The McCardle decision, coupled with the text of the exceptions clause, makes the argument for the legitimacy of jurisdiction-stripping seem strong. But it's not so simple. Because while Congress had cut off the specific statutory route that McCardle had used, it had not eliminated all recourse that McCardle or others like him had to the Supreme Court. Alternative routes to the court remained open, and indeed, the same year McCardle was decided, the Supreme Court entertained a habeas petition from a person named Yeager who also challenged his confinement and the legality of Reconstruction legislation. Yeager used a different federal statute than McCardle to support his appeal, and the court accepted it. McCardle thus tells us that Congress may eliminate a specific statutory path to Supreme Court review, but it does not tell us whether Congress could zero-out an entire class of cases. In other words, Congress may apply the squeeze, but perhaps not the full freeze.
It is usually unsound to interpret any one constitutional provision in isolation. The exceptions clause must coexist with many other constitutional guarantees, such as equal protection or free exercise of religion. Congress could not use its power to regulate federal court jurisdiction, for example, to declare that while the courts may hear civil rights cases, they may only hear them when they are brought by white people. Nor could Congress pass a law limiting religious free-exercise challenges to Catholics only. And Congress could not say, for example, that the Supreme Court may take cases involving abortion, but only if it rules pro-life. Beyond rights laid out in the Constitution itself, other limitations on the exceptions-clause power may also exist. Many scholars and jurists have argued that Congress may use the exceptions clause only to enact neutral jurisdiction laws, run-of-the-mill rules of procedure that regulate jurisdiction but do not attempt to control substantive outcomes. True jurisdiction laws are driven by administrative and procedural factors that properly influence policies regarding jurisdiction—issues like the size of a court's caseload or the efficiency of court procedures. When Congress, under the guise of limiting jurisdiction, tries to kick out all Pledge of Allegiance cases, however, the underlying agenda is transparently not about caseloads but results.
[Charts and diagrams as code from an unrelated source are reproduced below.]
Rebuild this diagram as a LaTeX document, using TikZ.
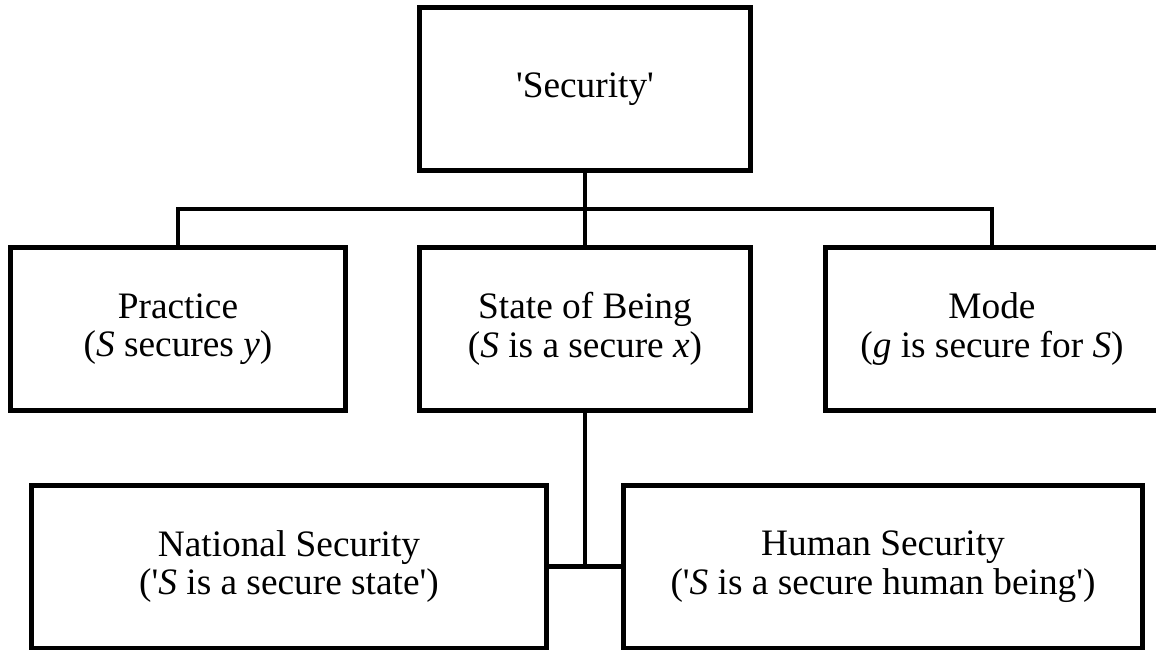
\documentclass[tikz,border=0pt]{standalone}
\usepackage{fontspec}
\setmainfont{Liberation Serif}
\newcommand{\sq}{\textquotesingle}
\tikzset{
  termbox/.style={draw, line width=3.4pt, inner sep=0pt, align=center,
    font=\fontsize{28}{28.8}\selectfont, minimum height=122.5pt},
  link/.style={line width=3.4pt}
}
\begin{document}
\begin{tikzpicture}[x=0.75pt,y=0.75pt,yscale=-1]
\useasboundingbox (0,0) rectangle (1156,652);
% Boxes
\node [termbox, minimum width=248pt] (security) at (585,89) {\sq Security\sq};
\node [termbox, minimum width=251.6pt] (practice) at (178,329) {Practice\\(\textit{S} secures \textit{y})};
\node [termbox, minimum width=248pt] (being) at (585,329) {State of Being\\(\textit{S} is a secure \textit{x})};
\node [termbox, minimum width=250pt] (mode) at (992,329) {Mode\\(\textit{g} is secure for \textit{S})};
\node [termbox, minimum width=386.6pt, minimum height=121.9pt] (national) at (289,566.5) {National Security\\(\sq\textit{S} is a secure state\sq)};
\node [termbox, minimum width=389.6pt, minimum height=121.9pt] (human) at (883,566.5) {Human Security\\(\sq\textit{S} is a secure human being\sq)};
% Connectors
\coordinate (bar) at (585,209);
\draw [link] (security.south) -- (being.north);
\draw [link] (practice.north) |- (bar) -| (mode.north);
\draw [link] (being.south) -- (being.south |- national.east);
\draw [link] (national.east) -- (human.west);
\end{tikzpicture}
\end{document}
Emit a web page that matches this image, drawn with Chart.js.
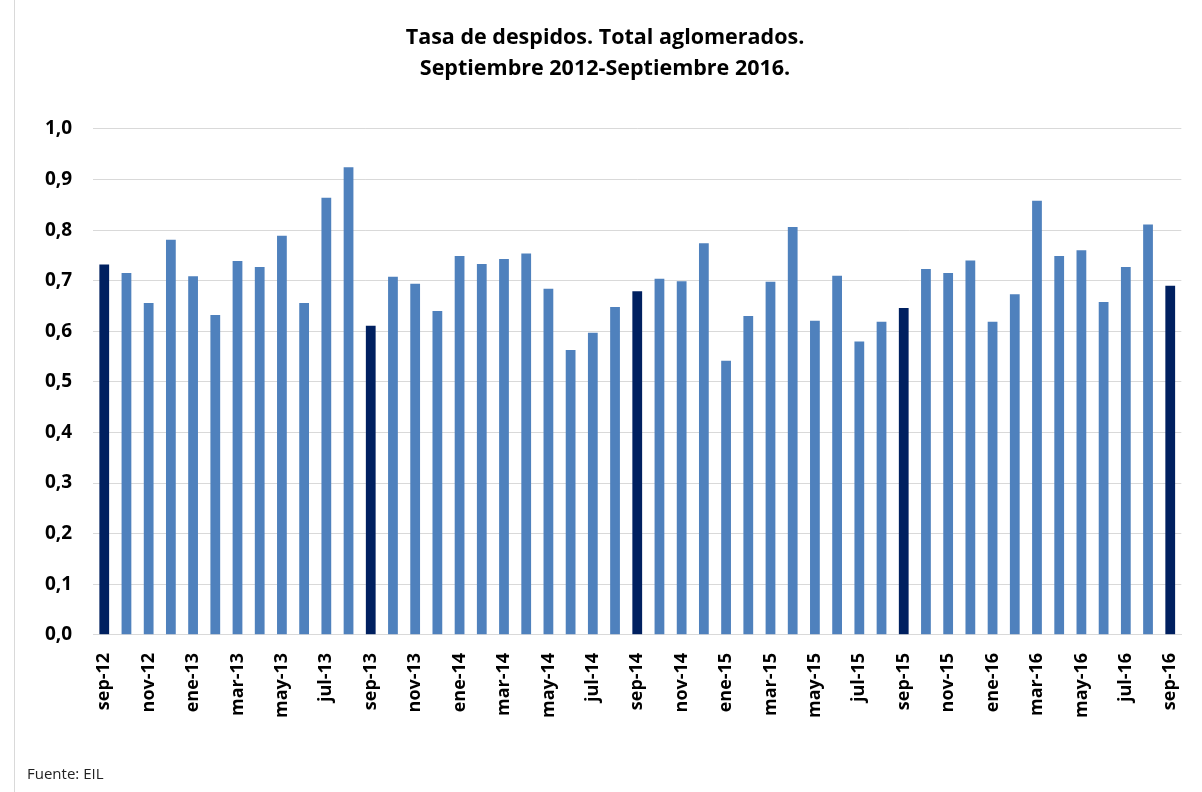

In setting up a regime of three co-equal branches of government, creating the classic system of checks and balances, the framers devised a constitutional version of Rock, Paper, Scissors. Each branch has its own unique strengths and its own unique weaknesses. Rock, Paper, Scissors would lose its point if we gave one of the implements a superkibosh power. And the system of checks and balances will lose its balance if one branch gets a supercheck.